WHAT NEEDS TO BE DONE: Output all the data exactly. Pictures do not belong in the copy.
** START OF RECORDS TO PROCESS **
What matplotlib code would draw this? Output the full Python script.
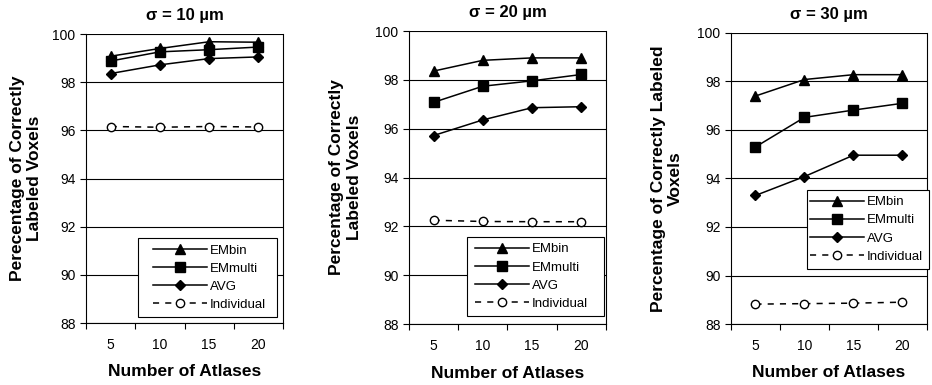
import matplotlib
matplotlib.use("Agg")
import matplotlib.pyplot as plt
from matplotlib.patches import Rectangle
import numpy as np

plt.rcParams["font.family"] = ["Liberation Sans", "DejaVu Sans"]

atlases = ["5", "10", "15", "20"]
series_names = ["EMbin", "EMmulti", "AVG", "Individual"]

titles = ["σ = 10 µm", "σ = 20 µm", "σ = 30 µm"]
ylabels = ["Perecentage of Correctly\nLabeled Voxels",
           "Percentage of Correctly\nLabeled Voxels",
           "Percentage of Correctly Labeled\nVoxels"]

# sigma = 10
emb_10 = [99.08, 99.40, 99.68, 99.66]
emm_10 = [98.88, 99.26, 99.35, 99.46]
avg_10 = [98.36, 98.72, 98.98, 99.05]
ind_10 = [96.16, 96.13, 96.16, 96.14]
# sigma = 20
emb_20 = [98.36, 98.80, 98.90, 98.90]
emm_20 = [97.08, 97.74, 97.96, 98.22]
avg_20 = [95.72, 96.36, 96.86, 96.90]
ind_20 = [92.25, 92.20, 92.19, 92.19]
# sigma = 30
emb_30 = [97.40, 98.08, 98.28, 98.28]
emm_30 = [95.30, 96.52, 96.82, 97.10]
avg_30 = [93.30, 94.08, 94.96, 94.96]
ind_30 = [88.82, 88.84, 88.86, 88.90]

panels = [
    (emb_10, emm_10, avg_10, ind_10),
    (emb_20, emm_20, avg_20, ind_20),
    (emb_30, emm_30, avg_30, ind_30),
]

axes_rects = [
    (0.0923, 0.161, 0.2114, 0.7506),
    (0.4388, 0.1584, 0.2114, 0.761),
    (0.7843, 0.1584, 0.2103, 0.756),
]
# legend frame (axes fraction) and where the handles start
legend_box = [(0.264, 0.021, 0.706, 0.273),
              (0.294, 0.027, 0.695, 0.270),
              (0.388, 0.189, 0.622, 0.271)]
legend_anchor = [(0.340, 0.157), (0.335, 0.162), (0.403, 0.325)]
ylabel_x = [-0.223, -0.239, -0.245]

styles = [
    dict(marker="^", ls="-", mfc="black", ms=7),
    dict(marker="s", ls="-", mfc="black", ms=6.5),
    dict(marker="D", ls="-", mfc="black", ms=5.5),
    dict(marker="o", ls=(0, (4, 4)), mfc="white", ms=6),
]

fig = plt.figure(figsize=(9.32, 3.85), dpi=100)
fig.patch.set_facecolor("white")

x = np.arange(len(atlases)) + 0.5
for i, data in enumerate(panels):
    ax = fig.add_axes(axes_rects[i])
    for name, vals, st in zip(series_names, data, styles):
        ax.plot(x, vals, color="black", lw=1.1, marker=st["marker"],
                ls=st["ls"], mfc=st["mfc"], mec="black", mew=1.0,
                ms=st["ms"], label=name, zorder=3)
    ax.set_xlim(0, 4)
    ax.set_ylim(88, 100)
    ax.set_yticks(np.arange(88, 101, 2))
    ax.set_xticks(np.arange(0, 5))
    ax.set_xticklabels([])
    ax.set_xticks(x, minor=True)
    ax.set_xticklabels(atlases, minor=True)
    ax.tick_params(axis="x", which="minor", length=0, pad=11, labelsize=10)
    ax.tick_params(axis="x", which="major", length=4, width=0.8, direction="out")
    ax.tick_params(axis="y", length=4, width=0.8, direction="out", labelsize=10)
    ax.grid(axis="y", color="black", lw=0.8)
    ax.set_axisbelow(True)
    for s in ax.spines.values():
        s.set_linewidth(0.8)
        s.set_color("black")
    ax.spines["top"].set_visible(False)
    ax.set_title(titles[i], fontsize=12, fontweight="bold", pad=10)
    ax.set_xlabel("Number of Atlases", fontsize=12.5, fontweight="bold")
    ax.xaxis.set_label_coords(0.5, -0.142)
    ax.set_ylabel(ylabels[i], fontsize=12.5, fontweight="bold")
    ax.yaxis.set_label_coords(ylabel_x[i], 0.5)

    bx, by, bw, bh = legend_box[i]
    ax.add_patch(Rectangle((bx, by), bw, bh, transform=ax.transAxes,
                           facecolor="white", edgecolor="black", lw=0.8,
                           clip_on=False, zorder=4.5))
    leg = ax.legend(loc="center left", bbox_to_anchor=legend_anchor[i],
                    fontsize=9.5, handlelength=4.1, labelspacing=0.45,
                    handletextpad=0.2, borderpad=0, frameon=False,
                    borderaxespad=0)
    leg.set_zorder(5)

fig.savefig("out.png", dpi=100, facecolor="white")
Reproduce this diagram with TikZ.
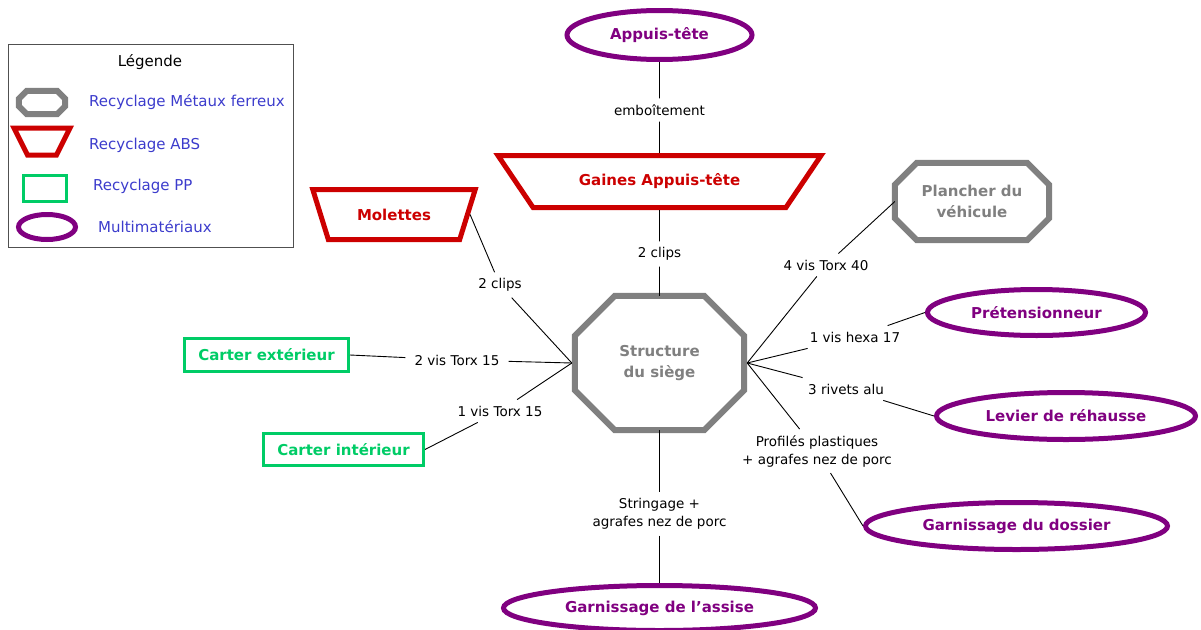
** END OF RECORDS TO PROCESS **
OUTPUT:
What matplotlib code would draw this? Output the full Python script.
import matplotlib
matplotlib.use("Agg")
import matplotlib.pyplot as plt
from matplotlib.patches import Rectangle
import numpy as np

plt.rcParams["font.family"] = ["Liberation Sans", "DejaVu Sans"]

atlases = ["5", "10", "15", "20"]
series_names = ["EMbin", "EMmulti", "AVG", "Individual"]

titles = ["σ = 10 µm", "σ = 20 µm", "σ = 30 µm"]
ylabels = ["Perecentage of Correctly\nLabeled Voxels",
           "Percentage of Correctly\nLabeled Voxels",
           "Percentage of Correctly Labeled\nVoxels"]

# sigma = 10
emb_10 = [99.08, 99.40, 99.68, 99.66]
emm_10 = [98.88, 99.26, 99.35, 99.46]
avg_10 = [98.36, 98.72, 98.98, 99.05]
ind_10 = [96.16, 96.13, 96.16, 96.14]
# sigma = 20
emb_20 = [98.36, 98.80, 98.90, 98.90]
emm_20 = [97.08, 97.74, 97.96, 98.22]
avg_20 = [95.72, 96.36, 96.86, 96.90]
ind_20 = [92.25, 92.20, 92.19, 92.19]
# sigma = 30
emb_30 = [97.40, 98.08, 98.28, 98.28]
emm_30 = [95.30, 96.52, 96.82, 97.10]
avg_30 = [93.30, 94.08, 94.96, 94.96]
ind_30 = [88.82, 88.84, 88.86, 88.90]

panels = [
    (emb_10, emm_10, avg_10, ind_10),
    (emb_20, emm_20, avg_20, ind_20),
    (emb_30, emm_30, avg_30, ind_30),
]

axes_rects = [
    (0.0923, 0.161, 0.2114, 0.7506),
    (0.4388, 0.1584, 0.2114, 0.761),
    (0.7843, 0.1584, 0.2103, 0.756),
]
# legend frame (axes fraction) and where the handles start
legend_box = [(0.264, 0.021, 0.706, 0.273),
              (0.294, 0.027, 0.695, 0.270),
              (0.388, 0.189, 0.622, 0.271)]
legend_anchor = [(0.340, 0.157), (0.335, 0.162), (0.403, 0.325)]
ylabel_x = [-0.223, -0.239, -0.245]

styles = [
    dict(marker="^", ls="-", mfc="black", ms=7),
    dict(marker="s", ls="-", mfc="black", ms=6.5),
    dict(marker="D", ls="-", mfc="black", ms=5.5),
    dict(marker="o", ls=(0, (4, 4)), mfc="white", ms=6),
]

fig = plt.figure(figsize=(9.32, 3.85), dpi=100)
fig.patch.set_facecolor("white")

x = np.arange(len(atlases)) + 0.5
for i, data in enumerate(panels):
    ax = fig.add_axes(axes_rects[i])
    for name, vals, st in zip(series_names, data, styles):
        ax.plot(x, vals, color="black", lw=1.1, marker=st["marker"],
                ls=st["ls"], mfc=st["mfc"], mec="black", mew=1.0,
                ms=st["ms"], label=name, zorder=3)
    ax.set_xlim(0, 4)
    ax.set_ylim(88, 100)
    ax.set_yticks(np.arange(88, 101, 2))
    ax.set_xticks(np.arange(0, 5))
    ax.set_xticklabels([])
    ax.set_xticks(x, minor=True)
    ax.set_xticklabels(atlases, minor=True)
    ax.tick_params(axis="x", which="minor", length=0, pad=11, labelsize=10)
    ax.tick_params(axis="x", which="major", length=4, width=0.8, direction="out")
    ax.tick_params(axis="y", length=4, width=0.8, direction="out", labelsize=10)
    ax.grid(axis="y", color="black", lw=0.8)
    ax.set_axisbelow(True)
    for s in ax.spines.values():
        s.set_linewidth(0.8)
        s.set_color("black")
    ax.spines["top"].set_visible(False)
    ax.set_title(titles[i], fontsize=12, fontweight="bold", pad=10)
    ax.set_xlabel("Number of Atlases", fontsize=12.5, fontweight="bold")
    ax.xaxis.set_label_coords(0.5, -0.142)
    ax.set_ylabel(ylabels[i], fontsize=12.5, fontweight="bold")
    ax.yaxis.set_label_coords(ylabel_x[i], 0.5)

    bx, by, bw, bh = legend_box[i]
    ax.add_patch(Rectangle((bx, by), bw, bh, transform=ax.transAxes,
                           facecolor="white", edgecolor="black", lw=0.8,
                           clip_on=False, zorder=4.5))
    leg = ax.legend(loc="center left", bbox_to_anchor=legend_anchor[i],
                    fontsize=9.5, handlelength=4.1, labelspacing=0.45,
                    handletextpad=0.2, borderpad=0, frameon=False,
                    borderaxespad=0)
    leg.set_zorder(5)

fig.savefig("out.png", dpi=100, facecolor="white")
Reproduce this diagram with TikZ.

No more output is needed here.